Okay, everybody, here's some more story.  Today it was 978 words.  It's the rest of the scene that I started a few days ago.  Overall, the story has reached 4,110 words.  I think it'll be nigh on novella length when I finally finish it.  Which will be fun for everyone, because it will make this event last all the longer.  Anyway, here's the new stuff:

    “Should we call the police or something?” Simi asked, still swatting at the growing balls of light.  They had shifted so that not all of them were growing.  Some were shrinking while others grew, but they all remained insubstantial to touch.
    “What would we say?  There’s balls of light in our bedroom, send someone quick!”
    “I don’t know.  We could lie to them to get them out here, and then show it to them when they arrive or something.”
    “I think you get in trouble for doing that, don’t you?  Isn’t it worse to file a false police report than to just be ignored because you sound crazy?” Oscar said.
    “Ooh, I know.”  Simi dashed back to the nightstand, passing through dozens of glowing white globes.  She snatched her iPhone, and brought it up.  Her flash popped as she snapped a picture.  Then she frowned.  “It looks like crap,” she said, “you can’t really tell what it is.  It’s too dark.”
    “Try the video instead.  That always turns out better in low light,” Oscar suggested.

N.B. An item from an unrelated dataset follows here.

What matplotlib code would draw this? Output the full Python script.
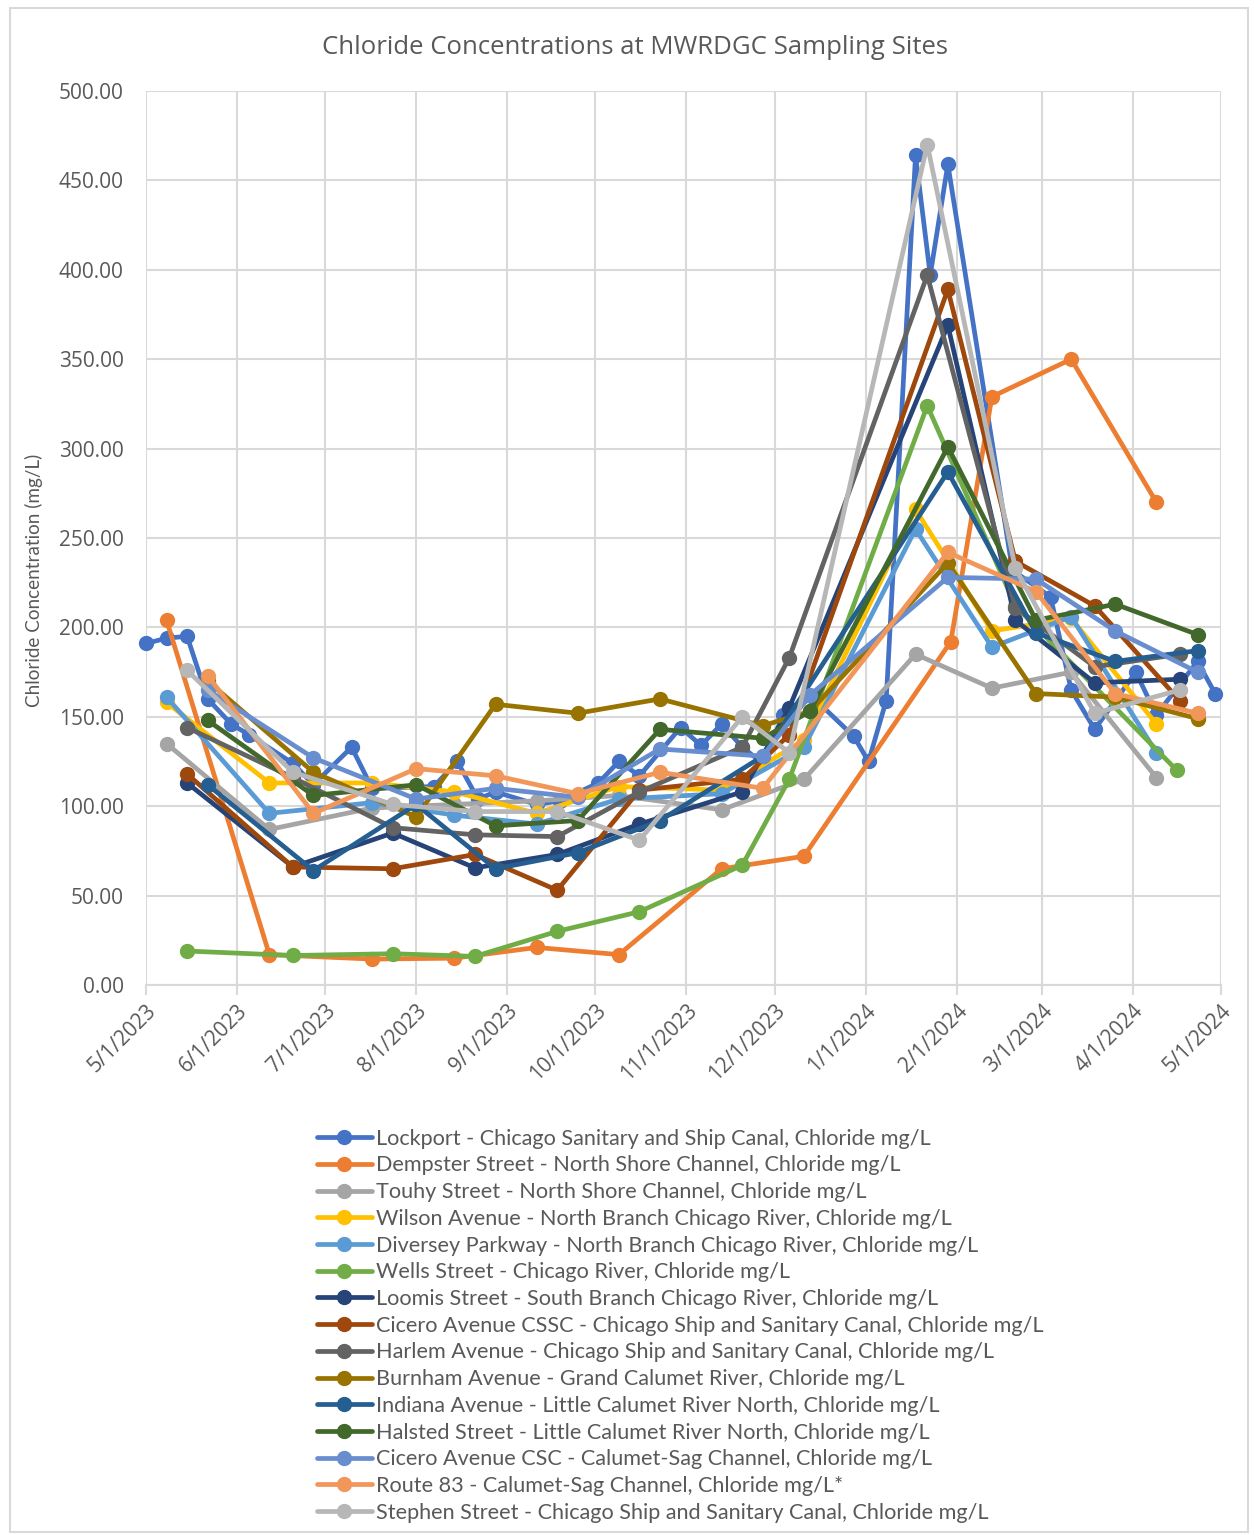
import matplotlib
matplotlib.use("Agg")
import matplotlib.pyplot as plt
import matplotlib.dates as mdates
import pandas as pd
from matplotlib.patches import Rectangle

# --- data ---
lockport_dates = ["2023-05-01", "2023-05-08", "2023-05-15", "2023-05-22", "2023-05-30", "2023-06-05",
                  "2023-06-20", "2023-06-27", "2023-07-10", "2023-07-17", "2023-08-07", "2023-08-15",
                  "2023-08-22", "2023-08-28", "2023-09-11", "2023-09-19", "2023-10-02", "2023-10-09",
                  "2023-10-16", "2023-10-30", "2023-11-06", "2023-11-13", "2023-11-20", "2023-11-27",
                  "2023-12-04", "2023-12-14", "2023-12-28", "2024-01-02", "2024-01-08", "2024-01-18",
                  "2024-01-23", "2024-01-29", "2024-02-20", "2024-03-04", "2024-03-11", "2024-03-19",
                  "2024-04-02", "2024-04-09", "2024-04-23", "2024-04-29"]
lockport = [191, 194, 195, 160, 146, 140, 124, 112, 133, 110, 111, 125, 104, 108, 101, 103, 113, 125,
            117, 144, 134, 146, 133, 124, 151, 161, 139, 125, 159, 464, 397, 459, 232, 217, 165, 143,
            175, 151, 181, 163]

north_dates = ["2023-05-08", "2023-06-12", "2023-07-17", "2023-08-14", "2023-09-11", "2023-10-09",
               "2023-11-13", "2023-12-11", "2024-01-18", "2024-02-13", "2024-03-11", "2024-04-09"]
dempster_dates = north_dates[:8] + ["2024-01-30"] + north_dates[9:]
dempster = [204, 17, 14.5, 15, 21, 17, 65, 72, 192, 329, 350, 270]
touhy = [135, 87, 99, 101, 103, 106, 98, 115, 185, 166, 175, 116]
wilson = [158, 113, 113, 108, 96, 111, 109, 137, 266, 198, 205, 146]
diversey = [161, 96, 102, 95, 90, 104, 107, 133, 255, 189, 206, 130]

wells_dates = ["2023-05-15", "2023-06-20", "2023-07-24", "2023-08-21", "2023-09-18", "2023-10-16",
               "2023-11-20", "2023-12-06", "2024-01-22", "2024-02-21", "2024-04-16"]
wells = [19, 16.5, 17.5, 16, 30, 41, 67, 115, 324, 212, 120]

south_dates = ["2023-05-15", "2023-06-20", "2023-07-24", "2023-08-21", "2023-09-18", "2023-10-16",
               "2023-11-20", "2023-12-06", "2024-01-29", "2024-02-21", "2024-03-19", "2024-04-17"]
loomis = [113, 66, 85, 65.5, 73, 90, 108, 155, 369, 204, 169, 171]
cicero_cssc = [118, 66, 65, 73, 53, 109, 115, 140, 389, 237, 212, 159]
harlem_dates = south_dates[:8] + ["2024-01-22"] + south_dates[9:]
harlem = [144, 116, 88, 84, 83, 108, 133, 183, 397, 211, 178, 185]
stephen_dates = harlem_dates
stephen = [176, 119, 101, 97, 97, 81, 150, 130, 470, 233, 152, 165]

calumet_dates = ["2023-05-22", "2023-06-27", "2023-08-01", "2023-08-28", "2023-09-25", "2023-10-23",
                 "2023-11-27", "2024-01-29", "2024-02-28", "2024-03-26", "2024-04-23"]
calumet_dates_dec = calumet_dates[:7] + ["2023-12-13"] + calumet_dates[7:]
burnham = [170, 119, 94, 157, 152, 160, 145, 153, 236, 163, 161, 149]
indiana = [112, 64, 101, 65, 74, 92, 128, 287, 197, 181, 187]
halsted = [148, 106, 112, 89, 92, 143, 138, 153, 301, 204, 213, 196]
cicero_csc = [165, 127, 104, 110, 105, 132, 128, 162, 228, 227, 198, 175]
route83 = [173, 96, 121, 117, 107, 119, 110, 242, 220, 163, 152]

series = [
    ("Lockport - Chicago Sanitary and Ship Canal, Chloride mg/L", lockport_dates, lockport, "#4472C4"),
    ("Dempster Street - North Shore Channel, Chloride mg/L", dempster_dates, dempster, "#ED7D31"),
    ("Touhy Street - North Shore Channel, Chloride mg/L", north_dates, touhy, "#A5A5A5"),
    ("Wilson Avenue - North Branch Chicago River, Chloride mg/L", north_dates, wilson, "#FFC000"),
    ("Diversey Parkway - North Branch Chicago River, Chloride mg/L", north_dates, diversey, "#5B9BD5"),
    ("Wells Street - Chicago River, Chloride mg/L", wells_dates, wells, "#70AD47"),
    ("Loomis Street - South Branch Chicago River, Chloride mg/L", south_dates, loomis, "#264478"),
    ("Cicero Avenue CSSC - Chicago Ship and Sanitary Canal, Chloride mg/L", south_dates, cicero_cssc, "#9E480E"),
    ("Harlem Avenue - Chicago Ship and Sanitary Canal, Chloride mg/L", harlem_dates, harlem, "#636363"),
    ("Burnham Avenue - Grand Calumet River, Chloride mg/L", calumet_dates_dec, burnham, "#997300"),
    ("Indiana Avenue - Little Calumet River North, Chloride mg/L", calumet_dates, indiana, "#255E91"),
    ("Halsted Street - Little Calumet River North, Chloride mg/L", calumet_dates_dec, halsted, "#43682B"),
    ("Cicero Avenue CSC - Calumet-Sag Channel, Chloride mg/L", calumet_dates_dec, cicero_csc, "#698ED0"),
    ("Route 83 - Calumet-Sag Channel, Chloride mg/L*", calumet_dates, route83, "#F1975A"),
    ("Stephen Street - Chicago Ship and Sanitary Canal, Chloride mg/L", stephen_dates, stephen, "#B7B7B7"),
]

txt = "#595959"
grid = "#D9D9D9"

fig = plt.figure(figsize=(12.54, 15.35), dpi=100)
W, H = 1254, 1535
ax = fig.add_axes([146 / W, 1 - 985 / H, (1221 - 146) / W, (985 - 91) / H])

for label, d, v, c in series:
    ax.plot(pd.to_datetime(d), v, color=c, lw=3.4, marker="o", ms=10, label=label,
            solid_joinstyle="round", solid_capstyle="round", clip_on=False)

ax.set_ylim(0, 500)
ax.set_yticks(range(0, 501, 50))
ax.yaxis.set_major_formatter(matplotlib.ticker.FormatStrFormatter("%.2f"))
ax.set_xlim(pd.Timestamp("2023-05-01"), pd.Timestamp("2024-05-01"))
ax.xaxis.set_major_locator(mdates.MonthLocator())
ax.xaxis.set_major_formatter(matplotlib.ticker.FuncFormatter(
    lambda x, p: "{d.month}/{d.day}/{d.year}".format(d=mdates.num2date(x))))

ax.grid(True, color=grid, lw=1.5)
ax.set_axisbelow(True)
for s in ["top", "right", "left"]:
    ax.spines[s].set_visible(False)
ax.spines["bottom"].set_color(grid)
ax.spines["bottom"].set_linewidth(1.5)
ax.tick_params(axis="y", length=0, pad=16, labelsize=15, labelcolor=txt)
ax.tick_params(axis="x", length=7, width=1.5, color=grid, pad=4, labelsize=15, labelcolor=txt)
for lab in ax.get_yticklabels() + ax.get_xticklabels():
    lab.set_family("Open Sans")
for lab in ax.get_xticklabels():
    lab.set_rotation(45)
    lab.set_ha("right")
    lab.set_rotation_mode("anchor")

fig.text(635 / W, 1 - 48 / H, "Chloride Concentrations at MWRDGC Sampling Sites",
         ha="center", va="center", fontsize=18.5, color=txt, family="Open Sans")
fig.text(34 / W, 1 - 580 / H, "Chloride Concentration (mg/L)", rotation=90,
         ha="center", va="center", fontsize=13.6, color=txt, family="Lato")

leg = fig.legend(loc="upper left", bbox_to_anchor=(308 / W, 1 - 1120 / H), frameon=False,
                 handlelength=2.55, handletextpad=0.2, labelspacing=0.31, borderaxespad=0,
                 prop={"family": "Lato", "size": 15.6})
for t in leg.get_texts():
    t.set_color(txt)

fig.patches.append(Rectangle((10 / W, 1 - 1532 / H), 1238 / W, 1524 / H, transform=fig.transFigure,
                             fill=False, edgecolor=grid, lw=1.5))

fig.savefig("out.png", dpi=100, facecolor="white")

    She swiped her finger on the screen of her phone a few times, and then it beeped as the video began rolling.  She panned slowly across the room, recording the phenomenon.

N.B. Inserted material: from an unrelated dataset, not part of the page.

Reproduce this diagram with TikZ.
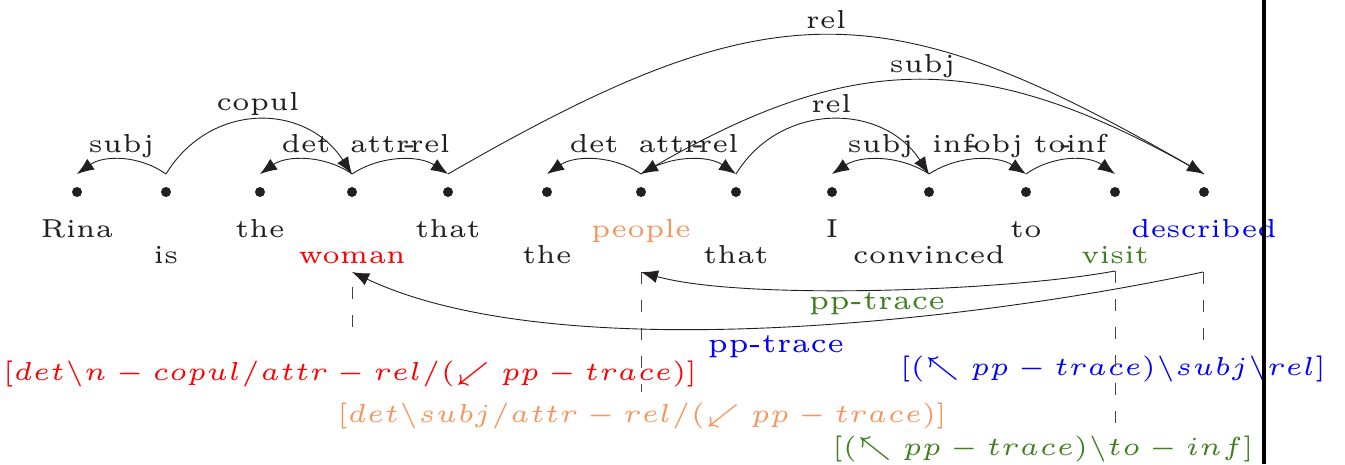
\documentclass[tikz,border=0pt]{standalone}
\usetikzlibrary{arrows.meta}
\DeclareFontShape{TU}{lmr}{m}{n}{<->"[lmroman5-regular]:+tlig;"}{}
\DeclareFontShape{OML}{cmm}{m}{it}{<->cmmi5}{}
\DeclareFontShape{OMS}{cmsy}{m}{n}{<->cmsy5}{}
\DeclareFontShape{OT1}{cmr}{m}{n}{<->cmr5}{}
\definecolor{ink}{RGB}{35,31,32}
\definecolor{orangeC}{RGB}{246,150,92}
\definecolor{greenC}{RGB}{64,128,32}
\newcommand\hy{\hbox to 0pt{\hss-\hss}}
\tikzset{
  word/.style={font=\fontsize{26}{31}\selectfont, text=ink, anchor=base, inner sep=0pt},
  lbl/.style={font=\fontsize{26}{31}\selectfont, text=ink, anchor=base, inner sep=0pt},
  dotn/.style={circle, fill=ink, inner sep=0pt, minimum size=10pt},
  arc/.style={draw=ink, line width=0.9pt, -{Latex[length=17pt,width=13pt]}},
  guide/.style={draw=ink!85, line width=0.9pt, dash pattern=on 12pt off 16pt},
  feat/.style={font=\fontsize{26}{31}\selectfont, anchor=base, inner sep=0pt},
  trace/.style={font=\fontsize{27.5}{32}\selectfont, anchor=base, inner sep=0pt},
}
\begin{document}
\begin{tikzpicture}[x=1pt,y=-1pt]
\useasboundingbox (0,0) rectangle (1345,464);
% dots, arc anchors
\foreach \i/\x in {1/77,2/166,3/260,4/352,5/448,6/547,7/641,8/736,9/832,10/929,11/1026,12/1115,13/1204}{
  \node[dotn] (d\i) at (\x,192) {};
  \coordinate (t\i) at (\x,174);
}
% words
\node[word] (w1) at (77,237) {Rina};
\node[word] (w2) at (166,263) {is};
\node[word] (w3) at (260,237) {the};
\node[word, text=red] (w4) at (352,263) {woman};
\node[word] (w5) at (448,237) {that};
\node[word] (w6) at (547,263) {the};
\node[word, text=orangeC] (w7) at (641,237) {people};
\node[word] (w8) at (736,263) {that};
\node[word] (w9) at (832,237) {I};
\node[word] (w10) at (929,263) {convinced};
\node[word] (w11) at (1026,237) {to};
\node[word, text=greenC] (w12) at (1115,263) {visit};
\node[word, text=blue] (w13) at (1204,237) {described};
% arcs above
\draw[arc] (t2) .. controls +(-27,-19) and +(27,-19) .. node[lbl, pos=0.5, yshift=7pt] {subj} (t1);
\draw[arc] (t2) .. controls +(44,-72) and +(-47,-72) .. node[lbl, pos=0.5, yshift=10pt] {copul} (t4);
\draw[arc] (t4) .. controls +(-27,-19) and +(27,-19) .. node[lbl, pos=0.5, yshift=7pt] {det} (t3);
\draw[arc] (t4) .. controls +(29,-19) and +(-29,-19) .. node[lbl, pos=0.5, yshift=7pt] {attr\hy rel} (t5);
\draw[arc] (t5) .. controls +(321,-185) and +(-321,-185) .. node[lbl, pos=0.5, yshift=7pt] {rel} (t13);
\draw[arc] (t7) .. controls +(-28,-19) and +(28,-19) .. node[lbl, pos=0.5, yshift=7pt] {det} (t6);
\draw[arc] (t7) .. controls +(28,-19) and +(-28,-19) .. node[lbl, pos=0.5, yshift=7pt] {attr\hy rel} (t8);
\draw[arc] (t13) .. controls +(-217,-125) and +(217,-125) .. node[lbl, pos=0.5, yshift=8pt] {subj} (t7);
\draw[arc] (t8) .. controls +(44,-72) and +(-47,-72) .. node[lbl, pos=0.5, yshift=7.5pt] {rel} (t10);
\draw[arc] (t10) .. controls +(-29,-19) and +(29,-19) .. node[lbl, pos=0.5, yshift=7pt] {subj} (t9);
\draw[arc] (t10) .. controls +(29,-19) and +(-29,-19) .. node[lbl, pos=0.5, yshift=7pt] {inf\hy obj} (t11);
\draw[arc] (t11) .. controls +(27,-19) and +(-27,-19) .. node[lbl, pos=0.5, yshift=7pt] {to\hy inf} (t12);
% lower trace connectors
\coordinate (vb) at (1115,271);
\coordinate (db) at (1203,272);
\coordinate (pb) at (641,272);
\coordinate (wb) at (352,272);
\draw[arc] (vb) .. controls (1000,292) and (740,300) .. node[trace, text=greenC, pos=0.5, xshift=5pt, yshift=-20pt] {pp-trace} (pb);
\draw[arc] (db) .. controls (980,320) and (560,370) .. node[trace, text=blue, pos=0.5, xshift=4pt, yshift=-26pt] {pp-trace} (wb);
% category labels
\node[feat, text=red] (f4) at (350,380) {$[det\backslash n-copul/attr-rel/(\swarrow pp-trace)]$};
\node[feat, text=orangeC] (f7) at (642,422) {$[det\backslash subj/attr-rel/(\swarrow pp-trace)]$};
\node[feat, text=blue] (f13) at (1113,375) {$[(\nwarrow pp-trace)\backslash subj\backslash rel]$};
\node[feat, text=greenC] (f12) at (1043,455) {$[(\nwarrow pp-trace)\backslash to-inf]$};
% dashed guides
\coordinate (g4a) at (352,287); \coordinate (g4b) at (352,330);
\coordinate (g7b) at (641,392);
\coordinate (g12b) at (1115,430);
\coordinate (g13b) at (1203,342);
\draw[guide] (g4a) -- (g4b);
\draw[guide] (pb) -- (g7b);
\draw[guide] (vb) -- (g12b);
\draw[guide] (db) -- (g13b);
% vertical bar
\fill[black] (1262,0) rectangle (1266,464);
\end{tikzpicture}
\end{document}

    “I don’t know why, but expected it not to show up on video,” she said, “It feels so unreal, like I’m recording a bigfoot sighting or something.”
    “Is that what this is then?” Oscar asked, “Is it some kind of paranormal thing, a...a paranormal...event?”  He was sure there was a better term for it, but it wouldn’t come to him.  “Like an alien abduction or a Loch Ness Monster sighting?  It’s not just in our minds, right?  Because we’re recording it with the phone, so it’s real, right?”

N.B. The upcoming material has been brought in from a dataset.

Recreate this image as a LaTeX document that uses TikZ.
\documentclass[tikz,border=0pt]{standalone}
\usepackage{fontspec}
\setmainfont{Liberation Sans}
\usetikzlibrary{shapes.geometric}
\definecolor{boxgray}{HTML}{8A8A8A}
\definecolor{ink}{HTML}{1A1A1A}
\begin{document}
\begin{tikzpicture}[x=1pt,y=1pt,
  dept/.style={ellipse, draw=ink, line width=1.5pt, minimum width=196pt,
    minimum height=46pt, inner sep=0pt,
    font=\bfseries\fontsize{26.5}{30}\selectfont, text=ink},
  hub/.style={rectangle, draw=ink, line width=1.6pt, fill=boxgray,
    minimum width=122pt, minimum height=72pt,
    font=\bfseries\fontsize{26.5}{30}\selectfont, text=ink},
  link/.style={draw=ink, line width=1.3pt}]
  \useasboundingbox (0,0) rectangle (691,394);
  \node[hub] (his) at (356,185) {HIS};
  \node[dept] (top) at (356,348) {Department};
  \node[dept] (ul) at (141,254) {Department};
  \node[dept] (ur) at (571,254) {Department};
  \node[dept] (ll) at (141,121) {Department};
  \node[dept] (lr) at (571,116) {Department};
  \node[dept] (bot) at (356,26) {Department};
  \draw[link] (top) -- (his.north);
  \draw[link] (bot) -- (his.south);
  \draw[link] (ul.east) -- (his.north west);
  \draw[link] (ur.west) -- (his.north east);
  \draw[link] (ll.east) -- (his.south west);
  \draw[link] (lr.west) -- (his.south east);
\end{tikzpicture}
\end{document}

    Simi pressed the stop button, and dropped the phone to her side.  “What if we wake up tomorrow and there’s nothing on the video anymore?”
    “Then I guess we’re crazy.  Or aliens or the C.I.A. is fucking with our minds.  I don’t know, Simi.  I’m not as freaked out as I was when I first saw it, but I’m still pretty freaked out.”
    "What do we do?" She asked, "I mean, we've got to do something, right?"
    "I don't know what we can do.  It's not hurting anything, there's nobody we can call, we can't make it go away least I don't think we can.  I assume that it will go away any minute now, like it did last time."
    Oscar's arms dropped to his side, and he stood there breathing heavy and feeling defeated.  Simi came to him, and nestled into his arms.
    "I guess we just sit here and wait it out?  Wait till it goes away, then?"
    "Okay," he said, and sank to the bed with her.  They scooted over so that their backs were against the headboard, and held each other as they regarded the fireflies warily.
    Unlike the rainbows, however, the fireflies didn't go away quickly.  They stubbornly hung around for more than an hour.
    "Will they ever go away?" Oscar wondered.  "If they don't, that will make it a lot easier to convince the scientists that they were here.  We won't really need the Ghostbusters to help us prove they were really if they never go away."
    Oscar grew tired, Simi nodded off then snapped awake more than once.
    "Help me stay awake, Oscar," She said, "I don't trust these things not to turn evil once I fall asleep."
    "How am I going to do that?" He asked.  "What, you want to play a game of Scrabble or something?"
    She sniffed, "No, I think that would have the opposite effect.  I never liked that game much."
    "I could fondle your private parts," he said, reaching a hand up her nightgown and getting a handful of breast.
    "I don't know if I could do that right now, either.  Being creeped out isn't exactly the right mood for it, you know?"  She didn't push his hand away though.  He didn't know if that was because she was distracted or that she was actually entertaining the idea.  He'd meant it as a joke, because he'd never thought she'd even consider it.  It really was an odd time for it.
    "It'd keep us awake for sure, though, wouldn't it?  I mean who can fall asleep when they're doing that?"
    She didn't say anything, but also didn't swat him away.  Nor did she meet his eyes.  Oscar had a weird feeling that this situation was actually exciting her.  Suddenly, he remembered back in college, how they used to watch a lot of horror movies, and then fucked like bunnies afterwards.  He'd never realized it at the time, but just now it occurred to him that she might be one of those girls who got aroused when she was scared.
    He left his one hand on her breast, and pushed his other hand into her panties.  In no time flat she was screaming in the throes of what was probably the biggest orgasm he could remember her having in months, maybe since before she'd gotten pregnant.
    Just as he pulled his sticky hand away, Trevon started screaming.  Her passion had awoken him.
    "Oh no," she said, pulling her panties back in place and jumping off the bed to grab the baby.
    "Hey, hey, Trevvy, it's okay," she said, pulling him from the bassinet and resting him on her still heaving bosom.
    That's when Oscar noticed that the fireflies were gone.  Had they just disappeared, or had it been somewhere in the middle of their sexual escapade.  He thought he would have noticed, but he couldn't say for sure.
    It was the first time that Oscar started to understand where these apparitions were coming from, but things got much worse before he knew for sure.


I'm afraid this story is becoming too dirty.  It's not a dirty story, but I guess I have a dirty mind these days, so I keep going there.  And now I'm live-blogging this story, so I can't cut it out before anyone sees it.  Is this story too dirty?  I mean, comparatively speaking, probably not, but it's got dirtiness in it.  Am I just being too much of a worry wart?  Are any of you thinking that you'd rather not continue reading this story?

I'm sorry if I have a pretty low threshold for becoming embarrassed by my own writing.  I'm just afraid.  Ignore this.  You can respond to it later, when I have finished the story.  In medias res comments will probably derail my progress.